As if to show non-believers that their recent mellow tendencies haven't charred their punk roots, the Peppers open this album with the perfectly constructed title track, melding some simplistic guitar plucking and soulful vocals with the rap-rock sound that originally made them famous. The end result is an immensely popular hit single that confidently demonstrates just how fluidly these guys can slide from one end of the musical spectrum to the other. In fact, when Kiedis, who's now pushing 40, kicks his lyrics into high gear, he sounds about as uninhibited as he did on 1991's Blood Sugar Sex Magik, flexing the rap-rock muscles that undoubtedly influenced newbies like Limp Bizkit and Linkin Park. The lighter side of RHCP is proudly displayed on "Universally Speaking," "The Zephyr Song" (featuring some great background vocals from Frusciante), "I Could Die for You" and, perhaps most notably, "Dosed," a beautifully composed tune that harbors the most memorable chorus on the disc. With its blend of stutter-step rap vocals and another smooth chorus, "Can't Stop" is unquestionably one of the highlights of this 16-song set while Flea drives "Throw Away Your Television" with a vintage RHCP bass line that'll have you bobbing your head in mere seconds. Showing off their eclectic nature, Kiedis and Company even add a little Latin flavor with "Cabron" before giving way to the somber masterpiece, "Tear."

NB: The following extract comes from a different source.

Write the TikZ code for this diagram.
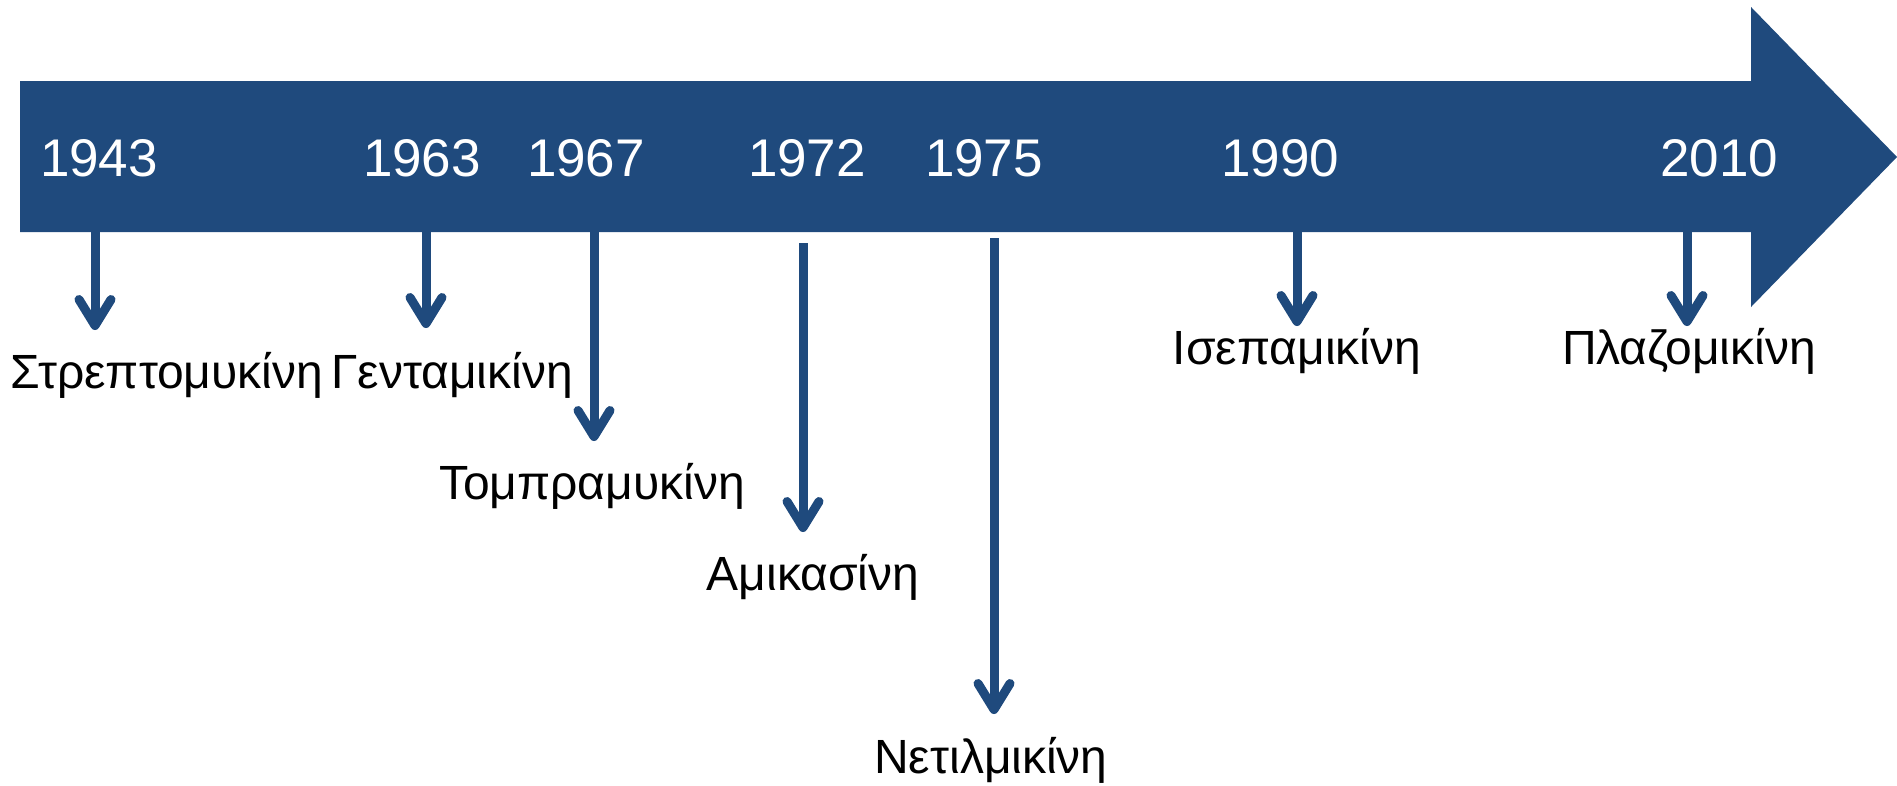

For years the Peppers have been slowly figuring out when to crank it up and when to tone it down, an awareness that has sparked their transformation from longhaired funksters to supremely talented musicians. With 1999's Californication and now By the Way, they're proving that the lessons they learned through all the drugs, death and turmoil have just made the music that much stronger. Kiedis and Flea may soon be 40-somethings but in the studio they're just as amazing as they were some 20 years ago.